Endocrine Abstracts (2002) 3 OC27

A digenic basis for severe insulin resistance in a large UK kindred - cosegregation of mutations in PPAR gamma and PPP1R3

M Gurnell1, DB Savage1, M Agostini1, I Barroso2, O Rajanayagam1, M Soos1, R Ross3, A Schafer2, S O'Rahilly1 & VKK Chatterjee1

1Department of Medicine, University of Cambridge, Cambridge, UK; 2Incyte Genomics, Cambridge, UK; 3Department of Medicine, Northern General Hospital, Sheffield, UK.

We have previously reported dominant negative missense mutations (P467L, V290M) in human PPAR gamma (peroxisome proliferator-activated receptor gamma) in association with severe insulin resistance, early onset type 2 diabetes and hypertension. In a large UK kindred, where the proband presented at age 15 years with severe insulin resistance (acanthosis nigricans, hyperinsulinaemia, PCOS), we have identified a novel heterozygous frameshift premature stop mutation in the PPAR gamma gene, leading to a mutant receptor which is truncated within the DNA-binding domain. Functional studies indicate that the truncation mutant is unable to transactivate a PPAR gamma target gene, as a consequence of its inability to bind to DNA with its heterodimeric partner RXR. However, unlike the P467L and V290M PPAR gamma mutants, the truncated mutant receptor does not inhibit wild type PPAR gamma action in a dominant negative manner. Heterozygous PPAR gamma null mice retain insulin sensitivity and two individuals in our kindred who harbour the PPAR gamma mutation lack insulin resistance, arguing against haploinsufficiency mediating this phenotype.

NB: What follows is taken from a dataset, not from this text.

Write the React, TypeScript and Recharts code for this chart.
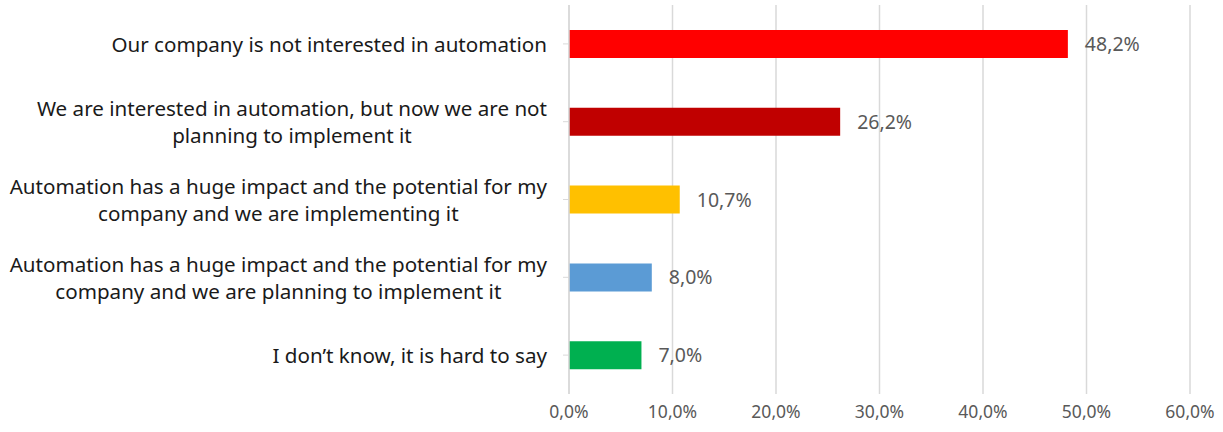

We therefore sought additional genetic factor(s) that might contribute to insulin resistance in our kindred. Analyses of other candidate genes led to the identification of a novel frameshift mutation in a skeletal muscle specific isoform of the glycogen targeting subunit of protein phosphatase-1 (PPP1R3). This mutation leads to a prematurely truncated protein with loss of the putative sarcoplasmic reticulum binding domain. When expressed in CHO cells, the mutant protein fails to target appropriately to intracellular membranes - a defect which is likely to alter glycogen synthesis, a key element in insulin-stimulated glucose disposal. Whilst individuals with either the PPAR gamma (n=3) or PPP1R3 (n=2) gene defects alone exhibit normal insulin sensitivity, double heterozygosity for both genetic abnormalities (n=5) cosegregates completely with severe insulin resistance, representing the first description of a digenic form of this disorder.